Date and circumstances of arrest:
I was not arrested; I was drafted into military service in the Soviet army on 2 May 1941 and I arrived at my intended destination on 11 May.
Name of the camp, prison, or forced labor site:
The camp I arrived at was located in Opochka [?], no. 9537.
Description of the camp:
We lived in tents until 15 June, after which I was transferred to the 449th Infantry Regiment in Kovrov. On 13 July 1941, I was moved to Ryazan to serve at the airbase and to evacuate the pilots’ school. On 24 September, I was transferred to Gorky, to the autobaza [automobile plant] of the Moscow Military District.

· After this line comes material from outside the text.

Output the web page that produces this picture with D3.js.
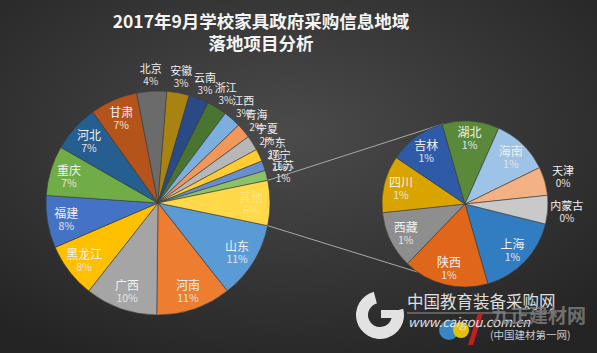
<!DOCTYPE html>
<html lang="zh">
<head>
<meta charset="utf-8">
<title>2017年9月学校家具政府采购信息地域落地项目分析</title>
<script src="https://d3js.org/d3.v7.min.js"></script>
<style>
  html, body { margin: 0; padding: 0; background: #333; }
  svg { display: block; font-family: "Noto Sans CJK SC", "Noto Sans", sans-serif; }
</style>
</head>
<body>
<script>
// data (counts, labels give the rounded share)
var titleLines = ["2017年9月学校家具政府采购信息地域", "落地项目分析"];

var mainNames = ["山东", "河南", "广西", "黑龙江", "福建", "重庆", "河北", "甘肃", "北京",
                 "安徽", "云南", "浙江", "江西", "青海", "宁夏", "广东", "辽宁", "江苏"];
var mainValues = [31, 30, 29, 22, 21, 20, 19, 19, 12, 9, 8, 8, 7, 6, 6, 5, 4, 4];

var restNames = ["上海", "陕西", "西藏", "四川", "吉林", "湖北", "海南", "天津", "内蒙古"];
var restValues = [3, 3, 2, 2, 2, 2, 2, 1, 1];
var otherName = "其他";

var mainColors = ["#5b9bd5", "#ed7d31", "#a5a5a5", "#ffc000", "#4472c4", "#70ad47",
                  "#255e91", "#b5541a", "#6b6b6b", "#a98312", "#2a4a86", "#4a7531",
                  "#7cafdd", "#f1975a", "#b7b7b7", "#ffcd33", "#698ed0", "#8cc168"];
var otherColor = "#ffd94a";
var restColors = ["#327dc2", "#e0661a", "#8e8e8e", "#d9a400", "#2f5aa8", "#5a8a39",
                  "#9dc3e6", "#f4b183", "#c9c9c9"];

// layout
var w = 597, h = 353;
var c1 = [158, 203], r1 = 112;
var c2 = [465, 204], r2 = 83;
var rad = Math.PI / 180;

var total = d3.sum(mainValues) + d3.sum(restValues);
var otherValue = d3.sum(restValues);
function pct(v) { return Math.round(v / total * 100) + "%"; }

var svg = d3.select("body").append("svg")
    .attr("width", w)
    .attr("height", h);

// background
var defs = svg.append("defs");
var bg = defs.append("radialGradient")
    .attr("id", "bg")
    .attr("cx", "48%").attr("cy", "38%").attr("r", "72%");
bg.append("stop").attr("offset", "0%").attr("stop-color", "#4b4b4b");
bg.append("stop").attr("offset", "100%").attr("stop-color", "#242424");
svg.append("rect").attr("width", w).attr("height", h).attr("fill", "url(#bg)");

// title
svg.selectAll("text.title")
    .data(titleLines)
    .enter()
    .append("text")
    .attr("class", "title")
    .attr("x", 261)
    .attr("y", function(d, i) { return 28 + i * 22; })
    .attr("text-anchor", "middle")
    .attr("font-size", 17.5)
    .attr("font-weight", "bold")
    .attr("fill", "#f4f4f4")
    .text(function(d) { return d; });

// main pie: "other" slice centred at 3 o'clock
var mainData = mainNames.map(function(n, i) {
  return { name: n, value: mainValues[i], color: mainColors[i], faint: false };
});
mainData.push({ name: otherName, value: otherValue, color: otherColor, faint: true });

var otherSpan = otherValue / total * 2 * Math.PI;
var pie1 = d3.pie().sort(null).value(function(d) { return d.value; })
    .startAngle(Math.PI / 2 + otherSpan / 2)
    .endAngle(Math.PI / 2 + otherSpan / 2 + 2 * Math.PI);

var restData = restNames.map(function(n, i) {
  return { name: n, value: restValues[i], color: restColors[i], faint: false };
});
var pie2 = d3.pie().sort(null).value(function(d) { return d.value; })
    .startAngle(104 * rad)
    .endAngle(104 * rad + 2 * Math.PI);

// connector lines (drawn first so pies sit on top)
var arcs1 = pie1(mainData);
var oArc = arcs1[arcs1.length - 1];
function pt(c, r, a) { return [c[0] + r * Math.sin(a), c[1] - r * Math.cos(a)]; }
var lines = [
  [pt(c1, r1, oArc.startAngle), pt(c2, r2, -15 * rad)],
  [pt(c1, r1, oArc.endAngle), pt(c2, r2, 215 * rad)]
];
svg.selectAll("line.connector")
    .data(lines)
    .enter()
    .append("line")
    .attr("class", "connector")
    .attr("x1", function(d) { return d[0][0]; })
    .attr("y1", function(d) { return d[0][1]; })
    .attr("x2", function(d) { return d[1][0]; })
    .attr("y2", function(d) { return d[1][1]; })
    .attr("stroke", "#a8a8a8")
    .attr("stroke-width", 1);

function drawPie(arcs, c, r, inR, outR, minSpan) {
  var g = svg.append("g").attr("transform", "translate(" + c[0] + "," + c[1] + ")");
  var arc = d3.arc().innerRadius(0).outerRadius(r);

  g.selectAll("path")
      .data(arcs)
      .enter()
      .append("path")
      .attr("d", arc)
      .attr("fill", function(d) { return d.data.color; })
      .attr("stroke", "#3c3c3c")
      .attr("stroke-width", 0.6);

  var lab = g.selectAll("g.lab")
      .data(arcs)
      .enter()
      .append("g")
      .attr("class", "lab")
      .each(function(d) { d.inside = (d.endAngle - d.startAngle) >= minSpan; })
      .attr("transform", function(d) {
        var a = (d.startAngle + d.endAngle) / 2;
        var rr = d.inside ? inR : outR;
        return "translate(" + (rr * Math.sin(a)) + "," + (-rr * Math.cos(a)) + ")";
      });
  lab.append("text")
      .attr("text-anchor", "middle")
      .attr("y", -1)
      .attr("font-size", function(d) { return d.inside ? 12 : 11; })
      .attr("fill", function(d) { return d.data.faint ? "#ffe580" : "#f0f0f0"; })
      .text(function(d) { return d.data.name; });
  lab.append("text")
      .attr("text-anchor", "middle")
      .attr("y", 11)
      .attr("font-size", function(d) { return d.inside ? 10.5 : 10; })
      .attr("fill", function(d) { return d.data.faint ? "#ffe580" : "#e4e4e4"; })
      .text(function(d) { return pct(d.data.value); });
}

drawPie(arcs1, c1, r1, 93, 129, 20 * rad);
drawPie(pie2(restData), c2, r2, 66, 102, 30 * rad);

// watermark
var wm = svg.append("g").attr("opacity", 0.92);
wm.append("path")
    .attr("transform", "translate(380,315)")
    .attr("d", d3.arc().innerRadius(12).outerRadius(24).startAngle(75 * rad).endAngle(345 * rad))
    .attr("fill", "#f2f2f2");
wm.append("rect").attr("x", 381).attr("y", 310).attr("width", 17).attr("height", 8).attr("fill", "#f2f2f2");
wm.append("text")
    .attr("x", 407).attr("y", 308)
    .attr("font-size", 16.5)
    .attr("fill", "#eeeeee")
    .text("中国教育装备采购网");
wm.append("line")
    .attr("x1", 407).attr("x2", 557).attr("y1", 313).attr("y2", 313)
    .attr("stroke", "#bbbbbb").attr("stroke-width", 0.8);
wm.append("circle").attr("cx", 449).attr("cy", 330).attr("r", 10).attr("fill", "#3a8fd0");
wm.append("circle").attr("cx", 461).attr("cy", 330).attr("r", 8).attr("fill", "#f4d000");
wm.append("path").attr("d", "M468,345 L478,313 L483,313 L473,345 Z").attr("fill", "#d02020");
wm.append("text")
    .attr("x", 408).attr("y", 327)
    .attr("font-size", 13)
    .attr("font-style", "italic")
    .attr("fill", "#f0f0f0")
    .text("www.caigou.com.cn");
wm.append("text")
    .attr("x", 491).attr("y", 323)
    .attr("font-size", 19)
    .attr("font-weight", "bold")
    .attr("fill", "#8a8a8a")
    .attr("opacity", 0.8)
    .text("九正建材网");
wm.append("text")
    .attr("x", 490).attr("y", 339)
    .attr("font-size", 10.5)
    .attr("fill", "#d8d8d8")
    .text("(中国建材第一网)");
</script>
</body>
</html>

The composition of POWs, prisoners:
There were no prisoners with us. My comrades were enlisted from the intelligentsia, the working classes, and the merchant sons of Israel.
Life in the camp or prison:
The NKVD’s attitude towards Poles:
In the army, before the outbreak of the war, we were constantly told that Poland must exist, but that Poland must be linked with the Soviet Union, just as Ukraine etc. was connected; it was supposed to be red. After the signing of the Polish-Soviet pact, the propaganda ran a completely different course: Poland must be free and independent, more powerful than before, because we are Slavs, and we have a common enemy – Germanism.
We hardly lacked anything in the military units.
Was there any possibility to get in contact with one’s family?
No, but there was contact with friends.
When were you released and how did you manage to join the army?
I was released following my own request that I brought to the headquarters of the Moscow District, and I was transferred to the Polish army in Margilan pursuant to the Polish-Soviet pact of 30 July 1941.